§ Work instructions
Count every line where "this" shows up, and give that number only.
-- Start Dataset rows --
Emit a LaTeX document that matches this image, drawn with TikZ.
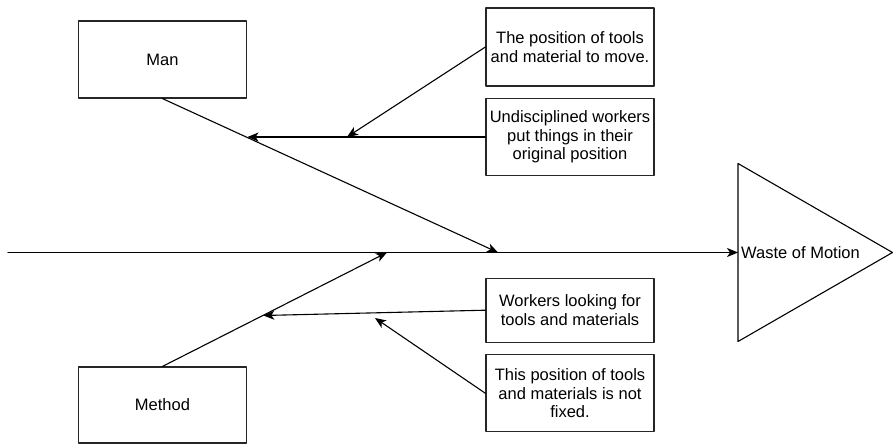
-- End Dataset rows --
-- Start Dataset rows --
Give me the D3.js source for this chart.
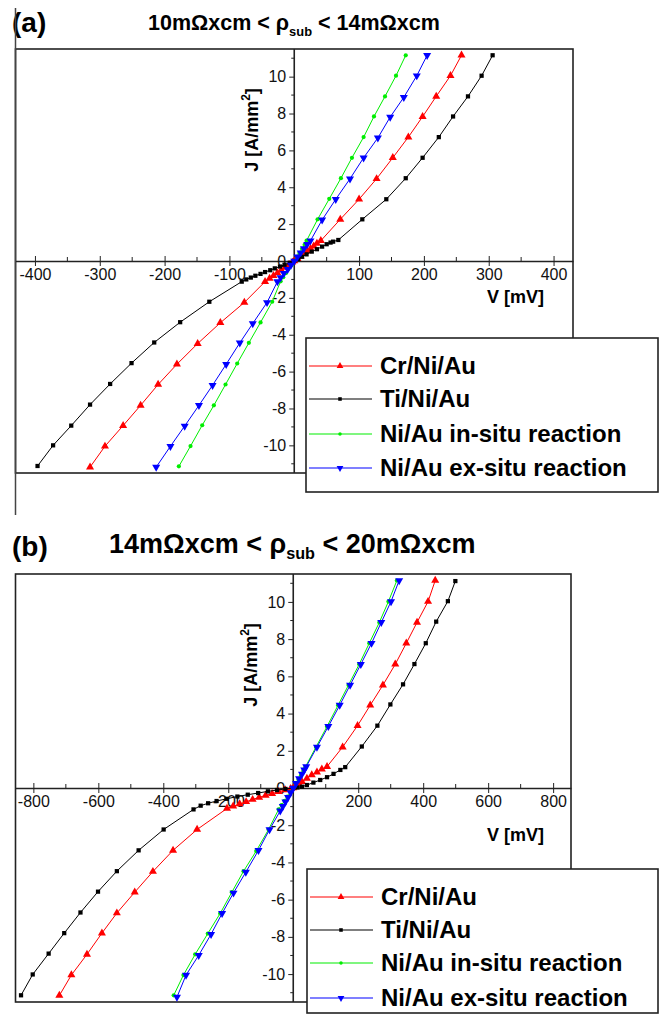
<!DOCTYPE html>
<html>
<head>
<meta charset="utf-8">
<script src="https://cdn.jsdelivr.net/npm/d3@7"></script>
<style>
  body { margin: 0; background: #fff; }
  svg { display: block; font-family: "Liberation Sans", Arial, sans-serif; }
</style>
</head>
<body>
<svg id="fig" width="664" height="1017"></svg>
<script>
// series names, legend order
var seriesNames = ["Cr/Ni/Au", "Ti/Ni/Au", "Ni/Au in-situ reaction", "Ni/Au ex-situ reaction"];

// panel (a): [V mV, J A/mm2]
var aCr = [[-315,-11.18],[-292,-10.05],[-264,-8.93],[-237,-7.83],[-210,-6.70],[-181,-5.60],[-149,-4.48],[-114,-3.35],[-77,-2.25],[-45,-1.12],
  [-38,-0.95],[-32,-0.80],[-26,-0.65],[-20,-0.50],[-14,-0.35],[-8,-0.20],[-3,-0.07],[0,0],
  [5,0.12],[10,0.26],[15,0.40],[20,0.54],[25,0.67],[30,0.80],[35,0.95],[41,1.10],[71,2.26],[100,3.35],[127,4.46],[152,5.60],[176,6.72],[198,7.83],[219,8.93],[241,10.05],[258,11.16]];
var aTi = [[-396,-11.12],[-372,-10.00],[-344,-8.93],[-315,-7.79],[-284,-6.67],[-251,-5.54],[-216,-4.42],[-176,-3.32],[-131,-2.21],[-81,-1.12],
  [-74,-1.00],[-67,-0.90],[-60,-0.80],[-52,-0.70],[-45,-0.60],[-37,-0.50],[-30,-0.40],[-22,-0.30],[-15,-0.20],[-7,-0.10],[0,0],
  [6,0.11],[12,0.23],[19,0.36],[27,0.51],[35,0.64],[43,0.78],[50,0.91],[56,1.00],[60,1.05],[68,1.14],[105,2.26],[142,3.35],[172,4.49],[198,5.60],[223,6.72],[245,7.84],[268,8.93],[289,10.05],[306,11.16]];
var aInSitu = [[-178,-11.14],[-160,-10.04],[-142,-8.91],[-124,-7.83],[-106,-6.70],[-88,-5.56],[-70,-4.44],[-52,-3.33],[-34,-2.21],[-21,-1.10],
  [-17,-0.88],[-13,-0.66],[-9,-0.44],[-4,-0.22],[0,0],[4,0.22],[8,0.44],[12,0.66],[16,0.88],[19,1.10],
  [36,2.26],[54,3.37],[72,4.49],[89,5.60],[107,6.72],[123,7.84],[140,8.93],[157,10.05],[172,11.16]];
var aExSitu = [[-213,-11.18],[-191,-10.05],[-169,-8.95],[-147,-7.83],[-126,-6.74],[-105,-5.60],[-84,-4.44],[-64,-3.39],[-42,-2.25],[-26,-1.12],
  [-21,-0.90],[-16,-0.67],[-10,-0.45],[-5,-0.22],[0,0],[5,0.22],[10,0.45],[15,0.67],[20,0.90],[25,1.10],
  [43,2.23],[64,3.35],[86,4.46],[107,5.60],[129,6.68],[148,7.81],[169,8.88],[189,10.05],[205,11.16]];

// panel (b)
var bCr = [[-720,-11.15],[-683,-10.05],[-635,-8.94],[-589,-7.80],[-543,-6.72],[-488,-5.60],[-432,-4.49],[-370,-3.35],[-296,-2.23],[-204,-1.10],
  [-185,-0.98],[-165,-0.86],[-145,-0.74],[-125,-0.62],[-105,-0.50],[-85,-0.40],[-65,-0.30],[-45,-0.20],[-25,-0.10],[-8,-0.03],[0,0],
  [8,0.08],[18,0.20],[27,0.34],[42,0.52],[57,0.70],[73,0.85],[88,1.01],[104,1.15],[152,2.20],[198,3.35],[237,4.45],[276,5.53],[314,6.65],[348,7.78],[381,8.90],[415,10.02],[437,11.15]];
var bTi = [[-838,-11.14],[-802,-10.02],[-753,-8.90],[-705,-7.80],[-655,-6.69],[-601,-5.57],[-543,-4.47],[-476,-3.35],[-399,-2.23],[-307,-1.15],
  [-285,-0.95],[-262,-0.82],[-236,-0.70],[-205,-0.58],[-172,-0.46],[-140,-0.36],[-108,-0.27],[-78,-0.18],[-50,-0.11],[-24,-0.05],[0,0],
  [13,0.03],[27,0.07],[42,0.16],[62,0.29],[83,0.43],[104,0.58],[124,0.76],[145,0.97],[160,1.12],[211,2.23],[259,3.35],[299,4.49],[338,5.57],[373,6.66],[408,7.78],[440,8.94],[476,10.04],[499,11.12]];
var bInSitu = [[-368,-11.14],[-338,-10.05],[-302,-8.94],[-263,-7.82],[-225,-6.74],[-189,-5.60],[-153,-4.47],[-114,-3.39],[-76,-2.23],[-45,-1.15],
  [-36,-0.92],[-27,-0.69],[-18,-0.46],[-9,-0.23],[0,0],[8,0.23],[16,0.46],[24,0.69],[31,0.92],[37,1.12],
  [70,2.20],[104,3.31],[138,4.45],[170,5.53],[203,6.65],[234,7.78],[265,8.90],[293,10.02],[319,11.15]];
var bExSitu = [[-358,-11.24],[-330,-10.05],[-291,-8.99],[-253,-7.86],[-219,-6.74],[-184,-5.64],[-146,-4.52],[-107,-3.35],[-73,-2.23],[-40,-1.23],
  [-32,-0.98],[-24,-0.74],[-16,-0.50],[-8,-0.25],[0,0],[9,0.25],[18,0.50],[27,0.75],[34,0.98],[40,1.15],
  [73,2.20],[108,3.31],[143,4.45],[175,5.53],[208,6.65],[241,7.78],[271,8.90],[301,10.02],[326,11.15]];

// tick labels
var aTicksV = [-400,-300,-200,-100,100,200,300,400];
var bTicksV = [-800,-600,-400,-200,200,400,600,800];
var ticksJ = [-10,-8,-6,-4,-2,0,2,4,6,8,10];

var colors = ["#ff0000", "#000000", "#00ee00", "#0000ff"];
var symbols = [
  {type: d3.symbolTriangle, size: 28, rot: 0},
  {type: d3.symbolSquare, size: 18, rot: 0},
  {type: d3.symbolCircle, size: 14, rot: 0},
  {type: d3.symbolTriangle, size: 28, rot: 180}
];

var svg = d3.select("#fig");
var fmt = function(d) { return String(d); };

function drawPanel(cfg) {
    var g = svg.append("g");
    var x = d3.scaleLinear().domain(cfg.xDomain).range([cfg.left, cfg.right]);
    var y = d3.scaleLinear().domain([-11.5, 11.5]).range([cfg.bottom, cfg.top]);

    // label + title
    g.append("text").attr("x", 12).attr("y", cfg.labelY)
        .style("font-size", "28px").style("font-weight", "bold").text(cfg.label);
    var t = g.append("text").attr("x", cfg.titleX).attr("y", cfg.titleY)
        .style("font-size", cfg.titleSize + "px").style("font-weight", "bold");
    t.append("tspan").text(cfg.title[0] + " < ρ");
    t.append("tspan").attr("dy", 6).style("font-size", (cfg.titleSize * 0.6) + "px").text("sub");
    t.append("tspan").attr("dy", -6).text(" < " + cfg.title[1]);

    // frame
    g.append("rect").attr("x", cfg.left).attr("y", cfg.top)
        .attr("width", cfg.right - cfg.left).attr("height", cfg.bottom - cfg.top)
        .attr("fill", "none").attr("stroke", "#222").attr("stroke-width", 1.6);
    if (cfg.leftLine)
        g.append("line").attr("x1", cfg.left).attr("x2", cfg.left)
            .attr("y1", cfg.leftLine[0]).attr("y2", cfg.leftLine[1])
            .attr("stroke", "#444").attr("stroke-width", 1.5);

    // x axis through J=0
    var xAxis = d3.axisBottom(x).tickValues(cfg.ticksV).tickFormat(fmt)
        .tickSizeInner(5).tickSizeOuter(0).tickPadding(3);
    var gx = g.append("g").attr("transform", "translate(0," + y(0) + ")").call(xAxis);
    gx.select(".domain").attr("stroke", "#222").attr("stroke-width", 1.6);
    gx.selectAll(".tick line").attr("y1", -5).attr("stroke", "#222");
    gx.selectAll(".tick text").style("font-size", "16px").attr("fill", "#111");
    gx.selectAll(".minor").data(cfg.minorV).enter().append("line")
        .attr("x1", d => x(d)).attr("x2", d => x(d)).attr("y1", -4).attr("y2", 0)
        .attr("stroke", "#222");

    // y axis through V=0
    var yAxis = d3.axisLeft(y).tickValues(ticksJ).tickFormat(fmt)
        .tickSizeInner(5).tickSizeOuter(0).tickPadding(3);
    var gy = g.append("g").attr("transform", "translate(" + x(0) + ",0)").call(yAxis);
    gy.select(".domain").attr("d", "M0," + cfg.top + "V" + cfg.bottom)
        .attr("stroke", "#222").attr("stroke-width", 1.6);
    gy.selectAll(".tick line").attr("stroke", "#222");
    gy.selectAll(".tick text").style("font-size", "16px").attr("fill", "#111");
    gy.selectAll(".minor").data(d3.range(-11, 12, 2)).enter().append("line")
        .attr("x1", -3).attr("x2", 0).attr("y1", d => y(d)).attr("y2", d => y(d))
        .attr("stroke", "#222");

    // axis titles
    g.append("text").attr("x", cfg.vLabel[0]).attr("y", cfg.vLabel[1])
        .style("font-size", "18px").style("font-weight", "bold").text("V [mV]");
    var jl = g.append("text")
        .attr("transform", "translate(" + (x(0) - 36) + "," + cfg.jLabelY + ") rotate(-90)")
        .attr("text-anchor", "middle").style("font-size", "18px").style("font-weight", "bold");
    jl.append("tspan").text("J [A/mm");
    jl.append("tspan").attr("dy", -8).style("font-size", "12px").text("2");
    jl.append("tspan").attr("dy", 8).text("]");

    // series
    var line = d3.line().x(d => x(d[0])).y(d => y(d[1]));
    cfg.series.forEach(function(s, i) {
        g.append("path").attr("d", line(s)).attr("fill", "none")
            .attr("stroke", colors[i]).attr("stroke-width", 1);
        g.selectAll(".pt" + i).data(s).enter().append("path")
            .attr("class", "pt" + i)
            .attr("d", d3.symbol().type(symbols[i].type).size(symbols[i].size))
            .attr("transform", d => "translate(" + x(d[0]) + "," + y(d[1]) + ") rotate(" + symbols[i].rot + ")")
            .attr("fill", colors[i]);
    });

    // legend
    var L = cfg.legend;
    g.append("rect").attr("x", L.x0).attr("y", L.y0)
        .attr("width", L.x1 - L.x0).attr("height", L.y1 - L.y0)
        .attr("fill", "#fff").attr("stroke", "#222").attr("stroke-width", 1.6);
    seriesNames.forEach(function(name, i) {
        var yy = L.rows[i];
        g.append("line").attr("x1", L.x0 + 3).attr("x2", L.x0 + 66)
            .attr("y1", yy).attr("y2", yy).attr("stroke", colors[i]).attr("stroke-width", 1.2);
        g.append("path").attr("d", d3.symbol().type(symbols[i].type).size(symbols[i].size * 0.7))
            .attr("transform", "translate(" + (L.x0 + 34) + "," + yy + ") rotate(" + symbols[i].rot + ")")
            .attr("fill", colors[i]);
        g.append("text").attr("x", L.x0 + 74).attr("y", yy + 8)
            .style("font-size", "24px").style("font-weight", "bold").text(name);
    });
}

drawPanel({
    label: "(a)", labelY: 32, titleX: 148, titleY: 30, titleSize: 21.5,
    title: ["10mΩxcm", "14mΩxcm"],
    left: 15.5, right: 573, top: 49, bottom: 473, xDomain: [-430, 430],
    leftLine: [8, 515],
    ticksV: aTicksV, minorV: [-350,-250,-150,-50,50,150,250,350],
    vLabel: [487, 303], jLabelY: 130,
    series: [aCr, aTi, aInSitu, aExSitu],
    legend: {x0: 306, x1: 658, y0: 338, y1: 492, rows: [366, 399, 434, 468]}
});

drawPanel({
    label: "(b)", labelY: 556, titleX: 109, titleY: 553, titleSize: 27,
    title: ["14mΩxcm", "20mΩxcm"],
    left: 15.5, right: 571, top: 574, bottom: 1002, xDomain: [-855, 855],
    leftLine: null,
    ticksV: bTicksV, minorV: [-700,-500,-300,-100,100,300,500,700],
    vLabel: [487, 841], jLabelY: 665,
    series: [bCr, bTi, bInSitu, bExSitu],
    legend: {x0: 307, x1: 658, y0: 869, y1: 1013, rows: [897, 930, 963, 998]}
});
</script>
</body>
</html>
-- End Dataset rows --
-- Start Dataset rows --
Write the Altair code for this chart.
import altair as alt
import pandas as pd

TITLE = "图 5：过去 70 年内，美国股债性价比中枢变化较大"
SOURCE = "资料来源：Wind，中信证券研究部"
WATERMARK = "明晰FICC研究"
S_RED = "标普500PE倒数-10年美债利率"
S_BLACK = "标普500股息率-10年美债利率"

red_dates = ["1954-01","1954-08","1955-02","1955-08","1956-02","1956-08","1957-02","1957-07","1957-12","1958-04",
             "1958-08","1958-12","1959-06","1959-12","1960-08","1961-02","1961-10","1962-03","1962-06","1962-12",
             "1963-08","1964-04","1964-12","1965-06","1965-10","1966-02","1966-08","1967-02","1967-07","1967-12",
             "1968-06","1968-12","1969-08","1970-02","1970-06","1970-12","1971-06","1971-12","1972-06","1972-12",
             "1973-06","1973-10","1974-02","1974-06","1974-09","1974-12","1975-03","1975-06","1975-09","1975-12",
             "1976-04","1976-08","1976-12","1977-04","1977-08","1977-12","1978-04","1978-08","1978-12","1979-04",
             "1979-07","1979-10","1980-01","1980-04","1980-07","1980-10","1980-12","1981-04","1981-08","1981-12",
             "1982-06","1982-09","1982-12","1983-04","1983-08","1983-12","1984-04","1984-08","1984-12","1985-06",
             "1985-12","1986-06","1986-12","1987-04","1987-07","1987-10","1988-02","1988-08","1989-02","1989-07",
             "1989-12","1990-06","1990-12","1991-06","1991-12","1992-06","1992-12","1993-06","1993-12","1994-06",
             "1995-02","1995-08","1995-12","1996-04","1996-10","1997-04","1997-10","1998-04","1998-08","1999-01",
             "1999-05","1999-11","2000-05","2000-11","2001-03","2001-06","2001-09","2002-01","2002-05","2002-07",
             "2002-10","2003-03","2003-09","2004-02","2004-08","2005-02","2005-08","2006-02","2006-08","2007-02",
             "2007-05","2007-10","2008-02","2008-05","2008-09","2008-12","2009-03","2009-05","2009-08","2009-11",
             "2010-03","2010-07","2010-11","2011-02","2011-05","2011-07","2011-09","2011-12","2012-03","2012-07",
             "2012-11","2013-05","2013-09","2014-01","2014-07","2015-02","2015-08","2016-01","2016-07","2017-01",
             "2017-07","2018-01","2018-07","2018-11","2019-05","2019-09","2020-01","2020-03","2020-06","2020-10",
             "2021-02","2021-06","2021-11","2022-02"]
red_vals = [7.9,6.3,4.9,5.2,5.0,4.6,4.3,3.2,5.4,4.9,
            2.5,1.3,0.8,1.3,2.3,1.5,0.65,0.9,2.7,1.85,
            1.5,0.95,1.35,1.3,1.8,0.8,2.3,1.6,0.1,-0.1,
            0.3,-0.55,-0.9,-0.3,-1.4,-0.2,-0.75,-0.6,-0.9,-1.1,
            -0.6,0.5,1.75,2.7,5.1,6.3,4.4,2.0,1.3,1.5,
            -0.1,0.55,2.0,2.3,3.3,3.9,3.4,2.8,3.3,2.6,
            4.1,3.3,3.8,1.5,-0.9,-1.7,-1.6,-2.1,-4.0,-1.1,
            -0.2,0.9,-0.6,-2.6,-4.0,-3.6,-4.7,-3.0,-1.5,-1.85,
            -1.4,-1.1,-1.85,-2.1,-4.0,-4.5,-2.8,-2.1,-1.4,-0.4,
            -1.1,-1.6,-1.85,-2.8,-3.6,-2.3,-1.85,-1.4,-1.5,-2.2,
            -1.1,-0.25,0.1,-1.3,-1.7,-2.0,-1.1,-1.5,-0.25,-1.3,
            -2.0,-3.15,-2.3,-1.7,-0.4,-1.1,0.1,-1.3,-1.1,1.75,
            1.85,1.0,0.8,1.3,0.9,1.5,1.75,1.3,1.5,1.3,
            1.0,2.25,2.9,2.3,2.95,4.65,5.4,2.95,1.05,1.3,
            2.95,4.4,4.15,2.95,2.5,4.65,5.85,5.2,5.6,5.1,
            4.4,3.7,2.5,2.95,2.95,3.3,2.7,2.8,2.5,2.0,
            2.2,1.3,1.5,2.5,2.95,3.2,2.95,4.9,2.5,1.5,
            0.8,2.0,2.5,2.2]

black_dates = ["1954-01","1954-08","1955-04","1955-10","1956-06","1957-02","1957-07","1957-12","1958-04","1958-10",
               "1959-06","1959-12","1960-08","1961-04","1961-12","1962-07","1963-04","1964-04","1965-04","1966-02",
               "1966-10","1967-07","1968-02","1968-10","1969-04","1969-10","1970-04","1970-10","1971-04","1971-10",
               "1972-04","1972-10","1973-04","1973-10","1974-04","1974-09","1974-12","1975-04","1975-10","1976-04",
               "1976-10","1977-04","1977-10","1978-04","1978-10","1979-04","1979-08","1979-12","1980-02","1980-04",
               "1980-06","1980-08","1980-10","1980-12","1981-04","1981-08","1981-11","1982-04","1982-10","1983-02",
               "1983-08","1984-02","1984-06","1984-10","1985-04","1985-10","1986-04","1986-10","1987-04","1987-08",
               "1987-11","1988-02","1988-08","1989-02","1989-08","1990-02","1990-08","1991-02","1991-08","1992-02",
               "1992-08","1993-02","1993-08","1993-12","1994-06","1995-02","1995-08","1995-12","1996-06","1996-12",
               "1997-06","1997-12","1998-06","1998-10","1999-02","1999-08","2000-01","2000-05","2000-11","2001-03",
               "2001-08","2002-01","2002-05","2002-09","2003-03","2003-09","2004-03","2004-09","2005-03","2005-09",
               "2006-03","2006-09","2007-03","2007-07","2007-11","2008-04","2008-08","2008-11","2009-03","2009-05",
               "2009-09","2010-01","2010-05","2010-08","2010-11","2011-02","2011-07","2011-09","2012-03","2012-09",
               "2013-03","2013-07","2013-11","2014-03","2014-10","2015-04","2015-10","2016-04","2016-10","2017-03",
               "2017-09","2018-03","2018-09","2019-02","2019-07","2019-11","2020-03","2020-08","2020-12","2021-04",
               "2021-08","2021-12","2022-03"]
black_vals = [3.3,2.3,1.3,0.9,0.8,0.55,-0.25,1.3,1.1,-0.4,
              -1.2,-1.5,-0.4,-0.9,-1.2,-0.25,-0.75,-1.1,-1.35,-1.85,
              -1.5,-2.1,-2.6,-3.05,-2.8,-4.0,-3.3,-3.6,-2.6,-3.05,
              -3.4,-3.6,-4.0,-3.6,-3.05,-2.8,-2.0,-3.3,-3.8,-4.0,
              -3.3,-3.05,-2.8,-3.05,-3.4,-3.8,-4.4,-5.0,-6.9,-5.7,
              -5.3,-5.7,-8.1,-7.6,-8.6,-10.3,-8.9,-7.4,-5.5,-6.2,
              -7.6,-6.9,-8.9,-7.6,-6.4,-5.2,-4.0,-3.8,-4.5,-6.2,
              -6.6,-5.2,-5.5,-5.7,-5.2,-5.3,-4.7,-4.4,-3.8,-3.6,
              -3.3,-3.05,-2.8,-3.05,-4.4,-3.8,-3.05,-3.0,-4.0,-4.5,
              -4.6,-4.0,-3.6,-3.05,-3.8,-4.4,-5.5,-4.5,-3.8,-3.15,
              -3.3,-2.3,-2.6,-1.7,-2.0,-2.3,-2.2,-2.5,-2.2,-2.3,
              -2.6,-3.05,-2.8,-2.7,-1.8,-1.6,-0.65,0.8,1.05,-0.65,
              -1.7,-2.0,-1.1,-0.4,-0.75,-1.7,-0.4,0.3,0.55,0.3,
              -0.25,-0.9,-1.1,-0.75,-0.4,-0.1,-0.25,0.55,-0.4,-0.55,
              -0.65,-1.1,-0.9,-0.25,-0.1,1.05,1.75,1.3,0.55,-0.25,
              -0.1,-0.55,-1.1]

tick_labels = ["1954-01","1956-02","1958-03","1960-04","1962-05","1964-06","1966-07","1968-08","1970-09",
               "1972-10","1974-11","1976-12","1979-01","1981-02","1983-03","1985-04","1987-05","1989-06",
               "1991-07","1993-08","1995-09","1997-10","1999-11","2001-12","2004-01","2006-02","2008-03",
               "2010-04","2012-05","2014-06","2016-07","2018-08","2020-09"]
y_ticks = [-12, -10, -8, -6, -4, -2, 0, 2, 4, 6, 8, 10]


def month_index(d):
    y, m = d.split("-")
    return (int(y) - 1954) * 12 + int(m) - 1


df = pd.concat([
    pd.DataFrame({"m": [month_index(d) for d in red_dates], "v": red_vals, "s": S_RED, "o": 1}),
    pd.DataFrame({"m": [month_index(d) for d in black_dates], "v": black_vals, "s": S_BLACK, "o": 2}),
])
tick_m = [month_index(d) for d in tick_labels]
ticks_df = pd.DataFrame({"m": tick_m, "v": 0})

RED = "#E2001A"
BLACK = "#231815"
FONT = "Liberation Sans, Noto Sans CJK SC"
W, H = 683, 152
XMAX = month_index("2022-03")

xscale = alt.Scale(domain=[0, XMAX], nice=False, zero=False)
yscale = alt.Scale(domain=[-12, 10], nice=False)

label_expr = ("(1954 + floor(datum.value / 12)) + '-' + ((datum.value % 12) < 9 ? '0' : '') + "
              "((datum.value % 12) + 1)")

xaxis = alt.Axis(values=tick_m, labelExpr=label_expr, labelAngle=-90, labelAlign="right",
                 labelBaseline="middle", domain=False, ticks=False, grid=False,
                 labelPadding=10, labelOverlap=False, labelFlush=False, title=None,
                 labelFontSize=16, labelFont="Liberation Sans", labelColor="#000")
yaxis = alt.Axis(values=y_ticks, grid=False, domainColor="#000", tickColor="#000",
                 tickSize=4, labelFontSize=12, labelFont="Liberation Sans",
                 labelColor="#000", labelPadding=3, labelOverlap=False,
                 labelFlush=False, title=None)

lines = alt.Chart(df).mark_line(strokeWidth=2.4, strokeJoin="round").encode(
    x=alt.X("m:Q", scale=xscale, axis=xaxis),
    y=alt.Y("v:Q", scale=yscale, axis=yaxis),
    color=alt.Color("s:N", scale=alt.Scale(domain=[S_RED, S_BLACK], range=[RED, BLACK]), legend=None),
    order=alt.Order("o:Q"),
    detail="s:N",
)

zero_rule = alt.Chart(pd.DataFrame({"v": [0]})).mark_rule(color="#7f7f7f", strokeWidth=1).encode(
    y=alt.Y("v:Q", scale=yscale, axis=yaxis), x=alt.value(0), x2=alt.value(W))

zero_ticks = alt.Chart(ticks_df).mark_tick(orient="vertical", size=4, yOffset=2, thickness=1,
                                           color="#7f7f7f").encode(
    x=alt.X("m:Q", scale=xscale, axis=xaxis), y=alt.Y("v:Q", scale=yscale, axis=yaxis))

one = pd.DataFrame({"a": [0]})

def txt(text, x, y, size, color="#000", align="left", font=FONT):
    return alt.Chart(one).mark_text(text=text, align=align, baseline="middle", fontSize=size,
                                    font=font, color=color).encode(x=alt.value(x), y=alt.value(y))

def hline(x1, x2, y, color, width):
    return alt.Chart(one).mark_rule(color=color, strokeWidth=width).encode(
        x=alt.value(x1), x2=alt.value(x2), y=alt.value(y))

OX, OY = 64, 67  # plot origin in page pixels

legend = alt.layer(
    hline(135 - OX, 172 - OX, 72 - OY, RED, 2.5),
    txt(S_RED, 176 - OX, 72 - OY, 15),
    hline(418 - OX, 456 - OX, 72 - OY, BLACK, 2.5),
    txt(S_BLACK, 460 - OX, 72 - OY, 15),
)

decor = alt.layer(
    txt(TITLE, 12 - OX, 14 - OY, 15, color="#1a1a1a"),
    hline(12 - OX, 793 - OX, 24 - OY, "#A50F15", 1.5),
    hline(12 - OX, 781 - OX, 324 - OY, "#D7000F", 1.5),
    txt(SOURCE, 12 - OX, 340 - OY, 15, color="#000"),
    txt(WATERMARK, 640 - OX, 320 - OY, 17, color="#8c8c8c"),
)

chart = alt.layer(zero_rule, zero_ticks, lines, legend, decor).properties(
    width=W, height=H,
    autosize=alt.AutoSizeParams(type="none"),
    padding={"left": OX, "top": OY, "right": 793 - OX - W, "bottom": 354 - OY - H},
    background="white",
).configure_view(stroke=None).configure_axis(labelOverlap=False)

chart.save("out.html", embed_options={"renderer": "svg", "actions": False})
-- End Dataset rows --
§ Expected output
3